*Objective*
Print, exactly as they stand, the lines from the start of the listing to the line containing "const chaosPeriod = 30, period1", inclusive.

*Stored data*
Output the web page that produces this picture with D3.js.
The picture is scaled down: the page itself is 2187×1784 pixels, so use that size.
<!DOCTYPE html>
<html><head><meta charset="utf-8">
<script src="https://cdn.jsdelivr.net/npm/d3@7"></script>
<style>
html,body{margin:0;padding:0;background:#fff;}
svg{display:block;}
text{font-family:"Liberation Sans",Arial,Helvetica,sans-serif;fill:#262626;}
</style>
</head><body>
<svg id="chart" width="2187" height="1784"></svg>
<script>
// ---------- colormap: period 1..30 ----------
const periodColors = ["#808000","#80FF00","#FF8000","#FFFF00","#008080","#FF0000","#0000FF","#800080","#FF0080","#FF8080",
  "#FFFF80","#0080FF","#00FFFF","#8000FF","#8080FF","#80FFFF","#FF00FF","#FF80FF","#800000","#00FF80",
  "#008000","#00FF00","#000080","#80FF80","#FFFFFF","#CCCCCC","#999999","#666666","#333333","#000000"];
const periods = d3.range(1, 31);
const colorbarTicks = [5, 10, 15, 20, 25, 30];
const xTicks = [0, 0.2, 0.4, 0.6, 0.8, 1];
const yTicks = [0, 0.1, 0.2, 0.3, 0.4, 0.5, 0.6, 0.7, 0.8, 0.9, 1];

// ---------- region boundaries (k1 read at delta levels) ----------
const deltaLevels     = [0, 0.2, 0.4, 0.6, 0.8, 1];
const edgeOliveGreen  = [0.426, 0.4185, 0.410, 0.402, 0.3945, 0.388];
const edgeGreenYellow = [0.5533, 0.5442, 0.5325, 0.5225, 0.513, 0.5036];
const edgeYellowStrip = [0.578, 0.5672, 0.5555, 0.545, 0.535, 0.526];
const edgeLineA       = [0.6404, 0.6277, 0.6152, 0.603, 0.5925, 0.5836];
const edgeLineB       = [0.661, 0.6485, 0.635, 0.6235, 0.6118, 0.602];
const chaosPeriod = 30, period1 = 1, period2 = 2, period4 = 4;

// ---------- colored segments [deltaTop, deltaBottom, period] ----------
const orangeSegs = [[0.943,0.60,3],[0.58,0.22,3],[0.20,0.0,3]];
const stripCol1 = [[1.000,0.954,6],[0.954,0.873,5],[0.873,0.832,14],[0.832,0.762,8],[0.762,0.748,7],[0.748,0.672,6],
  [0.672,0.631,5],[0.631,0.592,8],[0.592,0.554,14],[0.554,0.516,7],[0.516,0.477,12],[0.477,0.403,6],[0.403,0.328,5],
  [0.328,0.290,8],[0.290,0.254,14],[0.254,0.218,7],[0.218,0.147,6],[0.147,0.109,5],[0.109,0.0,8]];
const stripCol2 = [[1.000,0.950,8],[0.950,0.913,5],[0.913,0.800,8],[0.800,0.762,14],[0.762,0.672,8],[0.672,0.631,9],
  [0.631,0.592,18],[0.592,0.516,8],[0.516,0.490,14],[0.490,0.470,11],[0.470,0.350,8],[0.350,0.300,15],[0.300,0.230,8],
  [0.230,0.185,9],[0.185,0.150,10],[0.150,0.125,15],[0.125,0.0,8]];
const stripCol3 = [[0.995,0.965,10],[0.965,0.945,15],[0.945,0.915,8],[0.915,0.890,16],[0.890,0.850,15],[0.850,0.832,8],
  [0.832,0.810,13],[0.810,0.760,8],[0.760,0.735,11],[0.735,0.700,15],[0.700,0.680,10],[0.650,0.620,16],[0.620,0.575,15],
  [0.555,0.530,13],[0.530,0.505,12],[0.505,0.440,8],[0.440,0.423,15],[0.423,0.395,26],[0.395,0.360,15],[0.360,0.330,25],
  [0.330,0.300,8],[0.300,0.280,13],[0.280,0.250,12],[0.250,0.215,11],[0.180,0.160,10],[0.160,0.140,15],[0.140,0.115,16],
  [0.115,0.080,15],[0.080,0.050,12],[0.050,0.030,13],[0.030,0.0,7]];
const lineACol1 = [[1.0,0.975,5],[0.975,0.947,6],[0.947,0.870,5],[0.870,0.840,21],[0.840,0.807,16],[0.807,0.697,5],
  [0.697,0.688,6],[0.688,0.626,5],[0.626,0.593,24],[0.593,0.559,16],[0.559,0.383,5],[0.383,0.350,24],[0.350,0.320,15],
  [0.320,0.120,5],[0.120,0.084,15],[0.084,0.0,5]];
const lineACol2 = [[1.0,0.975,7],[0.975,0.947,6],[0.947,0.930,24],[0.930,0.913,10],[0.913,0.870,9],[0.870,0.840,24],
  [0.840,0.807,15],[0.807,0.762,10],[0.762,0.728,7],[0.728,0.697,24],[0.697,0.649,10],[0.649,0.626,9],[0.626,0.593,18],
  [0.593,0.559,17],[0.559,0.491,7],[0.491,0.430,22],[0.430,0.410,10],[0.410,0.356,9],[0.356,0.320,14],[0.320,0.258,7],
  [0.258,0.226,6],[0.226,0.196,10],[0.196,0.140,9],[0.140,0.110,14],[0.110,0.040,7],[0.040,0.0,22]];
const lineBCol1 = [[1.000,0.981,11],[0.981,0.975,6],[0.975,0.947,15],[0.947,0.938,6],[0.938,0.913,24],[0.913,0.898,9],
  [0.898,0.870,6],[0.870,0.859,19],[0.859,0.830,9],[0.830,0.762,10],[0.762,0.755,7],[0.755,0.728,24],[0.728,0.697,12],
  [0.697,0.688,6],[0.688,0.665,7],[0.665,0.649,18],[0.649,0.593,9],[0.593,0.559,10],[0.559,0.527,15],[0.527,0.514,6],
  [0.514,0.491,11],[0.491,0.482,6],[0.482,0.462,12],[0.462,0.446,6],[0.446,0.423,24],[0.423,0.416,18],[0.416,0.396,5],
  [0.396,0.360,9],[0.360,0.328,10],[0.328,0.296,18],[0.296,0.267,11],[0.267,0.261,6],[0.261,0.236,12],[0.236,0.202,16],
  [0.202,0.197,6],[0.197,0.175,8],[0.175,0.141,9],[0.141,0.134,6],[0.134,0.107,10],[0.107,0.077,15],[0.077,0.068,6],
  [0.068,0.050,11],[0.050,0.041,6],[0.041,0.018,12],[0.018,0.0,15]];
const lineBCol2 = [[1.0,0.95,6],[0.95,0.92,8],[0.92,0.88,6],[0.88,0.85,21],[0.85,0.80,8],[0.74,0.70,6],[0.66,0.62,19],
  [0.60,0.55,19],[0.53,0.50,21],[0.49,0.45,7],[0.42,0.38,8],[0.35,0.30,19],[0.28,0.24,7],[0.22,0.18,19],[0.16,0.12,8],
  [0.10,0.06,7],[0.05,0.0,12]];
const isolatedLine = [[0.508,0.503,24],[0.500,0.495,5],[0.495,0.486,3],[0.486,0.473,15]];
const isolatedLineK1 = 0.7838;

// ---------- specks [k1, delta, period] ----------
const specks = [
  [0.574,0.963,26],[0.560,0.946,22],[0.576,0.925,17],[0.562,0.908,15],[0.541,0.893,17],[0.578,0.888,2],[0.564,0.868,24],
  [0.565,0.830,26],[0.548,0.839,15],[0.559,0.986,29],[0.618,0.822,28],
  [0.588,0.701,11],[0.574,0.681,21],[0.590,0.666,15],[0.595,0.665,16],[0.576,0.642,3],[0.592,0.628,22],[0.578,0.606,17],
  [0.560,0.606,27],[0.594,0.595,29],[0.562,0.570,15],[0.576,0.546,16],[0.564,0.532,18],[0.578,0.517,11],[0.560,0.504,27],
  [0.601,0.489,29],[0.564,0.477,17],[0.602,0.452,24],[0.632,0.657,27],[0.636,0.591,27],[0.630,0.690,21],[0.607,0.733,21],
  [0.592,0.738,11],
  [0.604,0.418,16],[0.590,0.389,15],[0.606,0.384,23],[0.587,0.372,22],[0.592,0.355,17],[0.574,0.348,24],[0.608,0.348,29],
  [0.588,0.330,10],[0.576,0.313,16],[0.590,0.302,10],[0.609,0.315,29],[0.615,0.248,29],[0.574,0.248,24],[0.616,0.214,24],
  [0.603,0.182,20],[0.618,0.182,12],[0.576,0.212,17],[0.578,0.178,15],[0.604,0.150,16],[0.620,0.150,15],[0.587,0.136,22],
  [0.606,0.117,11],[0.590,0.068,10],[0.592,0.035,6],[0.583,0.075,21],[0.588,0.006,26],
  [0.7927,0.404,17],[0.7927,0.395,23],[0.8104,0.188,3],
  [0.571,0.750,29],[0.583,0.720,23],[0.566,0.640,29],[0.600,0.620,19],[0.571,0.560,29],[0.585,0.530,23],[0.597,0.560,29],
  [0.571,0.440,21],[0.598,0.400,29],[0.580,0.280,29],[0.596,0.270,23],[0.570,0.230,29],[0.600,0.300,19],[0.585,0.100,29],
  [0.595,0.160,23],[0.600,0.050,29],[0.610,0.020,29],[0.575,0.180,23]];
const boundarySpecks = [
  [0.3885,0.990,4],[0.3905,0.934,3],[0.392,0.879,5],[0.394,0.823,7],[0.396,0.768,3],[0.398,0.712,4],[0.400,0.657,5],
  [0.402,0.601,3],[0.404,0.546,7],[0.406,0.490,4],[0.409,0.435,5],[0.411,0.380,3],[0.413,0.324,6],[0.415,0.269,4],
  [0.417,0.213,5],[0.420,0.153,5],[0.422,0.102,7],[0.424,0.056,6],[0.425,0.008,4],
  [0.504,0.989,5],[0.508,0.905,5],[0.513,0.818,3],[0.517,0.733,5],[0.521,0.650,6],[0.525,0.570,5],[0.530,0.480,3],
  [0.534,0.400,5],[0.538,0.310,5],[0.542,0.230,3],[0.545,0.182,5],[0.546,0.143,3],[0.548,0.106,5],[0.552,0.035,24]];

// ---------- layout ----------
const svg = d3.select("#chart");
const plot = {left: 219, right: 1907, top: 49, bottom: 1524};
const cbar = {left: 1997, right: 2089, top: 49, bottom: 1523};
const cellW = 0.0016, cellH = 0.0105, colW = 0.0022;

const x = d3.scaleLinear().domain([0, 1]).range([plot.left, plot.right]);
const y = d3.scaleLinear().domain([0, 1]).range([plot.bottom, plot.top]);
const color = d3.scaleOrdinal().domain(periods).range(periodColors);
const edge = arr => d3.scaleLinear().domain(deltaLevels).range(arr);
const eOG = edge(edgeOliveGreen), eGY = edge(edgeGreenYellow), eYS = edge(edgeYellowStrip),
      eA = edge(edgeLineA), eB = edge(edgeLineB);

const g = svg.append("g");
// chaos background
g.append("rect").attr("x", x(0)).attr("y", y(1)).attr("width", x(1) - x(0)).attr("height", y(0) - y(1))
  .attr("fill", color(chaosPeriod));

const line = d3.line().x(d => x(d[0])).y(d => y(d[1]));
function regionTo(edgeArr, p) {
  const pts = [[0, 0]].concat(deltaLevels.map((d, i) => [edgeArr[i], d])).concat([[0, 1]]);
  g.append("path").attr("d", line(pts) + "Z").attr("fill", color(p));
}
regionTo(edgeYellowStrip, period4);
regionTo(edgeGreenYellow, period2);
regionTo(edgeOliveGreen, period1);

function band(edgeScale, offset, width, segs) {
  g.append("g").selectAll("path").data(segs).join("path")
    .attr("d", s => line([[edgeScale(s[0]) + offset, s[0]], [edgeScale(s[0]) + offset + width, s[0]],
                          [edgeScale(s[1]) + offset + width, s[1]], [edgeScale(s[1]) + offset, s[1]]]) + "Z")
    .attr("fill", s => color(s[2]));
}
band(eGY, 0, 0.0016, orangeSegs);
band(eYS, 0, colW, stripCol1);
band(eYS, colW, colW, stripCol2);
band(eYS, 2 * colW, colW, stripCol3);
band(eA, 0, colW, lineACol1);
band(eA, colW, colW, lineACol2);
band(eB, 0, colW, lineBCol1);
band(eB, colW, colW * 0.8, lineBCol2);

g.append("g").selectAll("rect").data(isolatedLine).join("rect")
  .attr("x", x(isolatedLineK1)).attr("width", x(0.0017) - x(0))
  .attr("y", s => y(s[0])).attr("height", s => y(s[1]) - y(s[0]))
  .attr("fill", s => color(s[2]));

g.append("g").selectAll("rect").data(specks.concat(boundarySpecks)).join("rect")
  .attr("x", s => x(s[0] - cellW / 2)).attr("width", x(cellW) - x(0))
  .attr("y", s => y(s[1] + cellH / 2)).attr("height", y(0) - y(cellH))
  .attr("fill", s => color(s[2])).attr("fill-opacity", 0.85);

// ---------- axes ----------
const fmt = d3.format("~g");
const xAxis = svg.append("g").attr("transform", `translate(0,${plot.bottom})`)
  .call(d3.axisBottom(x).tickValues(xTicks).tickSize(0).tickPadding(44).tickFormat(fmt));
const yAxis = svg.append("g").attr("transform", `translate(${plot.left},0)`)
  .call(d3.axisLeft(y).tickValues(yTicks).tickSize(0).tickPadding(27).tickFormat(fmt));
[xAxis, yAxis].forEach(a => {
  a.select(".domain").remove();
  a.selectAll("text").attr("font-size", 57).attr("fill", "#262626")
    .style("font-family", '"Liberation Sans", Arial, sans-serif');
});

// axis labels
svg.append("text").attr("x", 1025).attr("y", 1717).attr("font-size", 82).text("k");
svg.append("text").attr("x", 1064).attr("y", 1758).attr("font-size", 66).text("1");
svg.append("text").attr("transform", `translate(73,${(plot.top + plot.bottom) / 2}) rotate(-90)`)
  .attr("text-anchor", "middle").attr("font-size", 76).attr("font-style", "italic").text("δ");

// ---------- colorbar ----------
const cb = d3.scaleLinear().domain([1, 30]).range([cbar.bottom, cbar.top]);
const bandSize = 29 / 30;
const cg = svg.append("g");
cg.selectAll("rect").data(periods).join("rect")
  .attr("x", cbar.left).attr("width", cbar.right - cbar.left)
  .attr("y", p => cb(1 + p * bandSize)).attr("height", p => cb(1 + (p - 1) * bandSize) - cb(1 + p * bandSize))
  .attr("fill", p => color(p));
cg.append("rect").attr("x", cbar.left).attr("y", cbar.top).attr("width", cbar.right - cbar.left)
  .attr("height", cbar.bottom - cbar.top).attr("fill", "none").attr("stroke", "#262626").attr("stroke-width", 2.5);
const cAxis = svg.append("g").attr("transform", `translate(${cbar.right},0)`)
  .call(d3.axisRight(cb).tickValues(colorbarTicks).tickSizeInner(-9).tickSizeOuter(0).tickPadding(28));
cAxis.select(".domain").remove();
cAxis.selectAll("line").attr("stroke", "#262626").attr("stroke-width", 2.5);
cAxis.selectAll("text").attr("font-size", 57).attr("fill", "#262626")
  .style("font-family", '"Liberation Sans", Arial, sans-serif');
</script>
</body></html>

*Completed exercise*
Output the web page that produces this picture with D3.js.
The picture is scaled down: the page itself is 2187×1784 pixels, so use that size.
<!DOCTYPE html>
<html><head><meta charset="utf-8">
<script src="https://cdn.jsdelivr.net/npm/d3@7"></script>
<style>
html,body{margin:0;padding:0;background:#fff;}
svg{display:block;}
text{font-family:"Liberation Sans",Arial,Helvetica,sans-serif;fill:#262626;}
</style>
</head><body>
<svg id="chart" width="2187" height="1784"></svg>
<script>
// ---------- colormap: period 1..30 ----------
const periodColors = ["#808000","#80FF00","#FF8000","#FFFF00","#008080","#FF0000","#0000FF","#800080","#FF0080","#FF8080",
  "#FFFF80","#0080FF","#00FFFF","#8000FF","#8080FF","#80FFFF","#FF00FF","#FF80FF","#800000","#00FF80",
  "#008000","#00FF00","#000080","#80FF80","#FFFFFF","#CCCCCC","#999999","#666666","#333333","#000000"];
const periods = d3.range(1, 31);
const colorbarTicks = [5, 10, 15, 20, 25, 30];
const xTicks = [0, 0.2, 0.4, 0.6, 0.8, 1];
const yTicks = [0, 0.1, 0.2, 0.3, 0.4, 0.5, 0.6, 0.7, 0.8, 0.9, 1];

// ---------- region boundaries (k1 read at delta levels) ----------
const deltaLevels     = [0, 0.2, 0.4, 0.6, 0.8, 1];
const edgeOliveGreen  = [0.426, 0.4185, 0.410, 0.402, 0.3945, 0.388];
const edgeGreenYellow = [0.5533, 0.5442, 0.5325, 0.5225, 0.513, 0.5036];
const edgeYellowStrip = [0.578, 0.5672, 0.5555, 0.545, 0.535, 0.526];
const edgeLineA       = [0.6404, 0.6277, 0.6152, 0.603, 0.5925, 0.5836];
const edgeLineB       = [0.661, 0.6485, 0.635, 0.6235, 0.6118, 0.602];
const chaosPeriod = 30, period1 = 1, period2 = 2, period4 = 4;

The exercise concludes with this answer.